Взяв минуту на раздумья, я зашагала вперед, но двигалась перебежками, делая между шагами длинные паузы. Меня кренило влево – Наджар отметил признаки атаксии (расстройства координации). Я ходила и говорила, как его пациенты на поздней стадии болезни Альцгеймера – те, кто утратил способность говорить и нормально взаимодействовать с окружающей средой и мог лишь совершать периодические неконтролируемые, атипичные движения. Такие пациенты не улыбаются, почти не моргают, сидят и стоят в неестественно застывших позах; они лишь формально присутствуют в этом мире. И тут его осенило: тест с часами! Разработанный в середине 1950-х, этот тест вошел в «Диагностическо-статистический справочник психических заболеваний» Американской психиатрической ассоциации лишь в 1987 году. Его используют при болезни Альцгеймера, инсультах и слабоумии, чтобы узнать, какие зоны мозга поражены.
Доктор Наджар вручил мне чистый лист бумаги, вырвав его из своего блокнота, и попросил:
– Пожалуйста, нарисуйте часы и проставьте на циферблате все числа от 1 до 12.
Я растерянно взглянула на него.
– Рисуйте, как умеете, Сюзанна. Необязательно рисовать хорошо.

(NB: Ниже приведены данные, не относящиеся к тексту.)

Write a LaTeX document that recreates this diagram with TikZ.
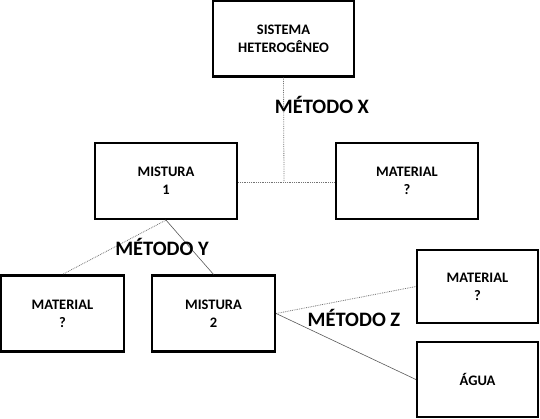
\documentclass[tikz,border=0pt]{standalone}
\usepackage{fontspec}
\setmainfont{Carlito}
\begin{document}
\begin{tikzpicture}[x=1pt,y=-1pt,
  boxn/.style={draw=black,line width=2.2pt,fill=white,inner sep=0pt,align=center,font=\bfseries\fontsize{14.5}{18}\selectfont},
  conn/.style={draw=gray!90!black,line width=0.8pt,densely dotted},
  conns/.style={draw=gray!70!black,line width=0.6pt},
  lbl/.style={font=\bfseries\fontsize{20.5}{22}\selectfont,inner sep=0pt}]
\useasboundingbox (0,0) rectangle (540,419);
\node[boxn,minimum width=141pt,minimum height=76pt] (sis) at (283.5,38.5) {SISTEMA\\HETEROGÊNEO};
\node[boxn,minimum width=142pt,minimum height=76pt] (m1) at (166,181) {MISTURA\\1};
\node[boxn,minimum width=142pt,minimum height=76pt] (matA) at (407,181) {MATERIAL\\?};
\node[boxn,minimum width=123pt,minimum height=76pt] (matB) at (62.5,313.5) {MATERIAL\\?};
\node[boxn,minimum width=123pt,minimum height=76pt] (m2) at (213.5,313.5) {MISTURA\\2};
\node[boxn,minimum width=121pt,minimum height=73pt] (matC) at (477.5,286.5) {MATERIAL\\?};
\node[boxn,minimum width=121pt,minimum height=75pt] (agua) at (477.5,379.5) {ÁGUA};
\coordinate (j) at (284,182);
\draw[conn] (sis.south) -- (j);
\draw[conn] (m1.east |- j) -- (matA.west |- j);
\draw[conn] (m1.south) -- (matB.north);
\draw[conns] (m1.south) -- (m2.north);
\draw[conn] (m2.east) -- (matC.west);
\draw[conns] (m2.east) -- (agua.west);
\node[lbl] (lx) at (322,105) {MÉTODO X};
\node[lbl] (ly) at (162,247) {MÉTODO Y};
\node[lbl] (lz) at (354,318) {MÉTODO Z};
\end{tikzpicture}
\end{document}
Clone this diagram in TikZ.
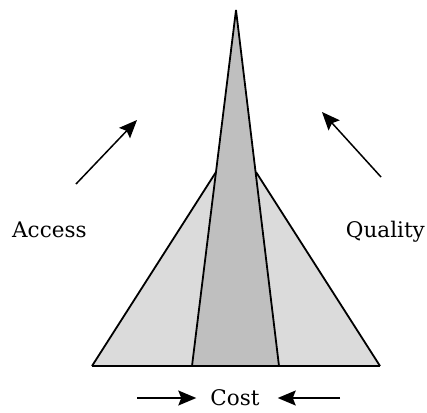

Я взглянула на доктора, затем на лист бумаги. Слабо ухватив ручку пальцами правой руки, как некий чужеродный предмет, сперва нарисовала круг, но он вышел слишком кривым, а линии неровными. Я попросила другой лист бумаги. Доктор Наджар вырвал еще один, и я попробовала снова. На этот раз круг вышел похожим на круг. Рисование кругов относится к процедурной памяти (той самой, что не исчезла у знаменитого пациента с амнезией. – Г. М.). Как и завязывание шнурков, это выученный навык; пациенты так много раз делали это прежде, что редко ошибаются, поэтому доктора Наджара не удивило, что я относительно легко нарисовала круг со второго раза. Я обвела его. Доктор Наджар с нетерпением ждал, когда же я проставлю числа.
– Теперь напишите числа на циферблате.
Я засомневалась. Он видел, что мне сложно вспомнить, как выглядит циферблат часов. Я склонилась над бумажкой и начала писать. Я методично выписывала числа. Иногда я «застревала» на одной из цифр и обводила ее несколько раз.
Через несколько секунд доктор Наджар взглянул на лист и чуть не захлопал в ладоши. Я разместила все числа от 1 до 12 на правой стороне циферблата – все, как по учебнику, 12 там, где должно быть 6.
Примерно так выглядел мой рисунок часов.
Доктор Наджар просиял, выхватил у меня бумажку, показал родителям и объяснил, что все это означало. Те ахнули: их лица выражали и страх, и надежду. Это был ответ, который все так долго искали. Не понадобилось ни высокотехнологичной аппаратуры, ни инвазивных тестов – лишь бумага и ручка. Доктор Наджар получил неоспоримое свидетельство того, что у меня воспалено правое полушарие.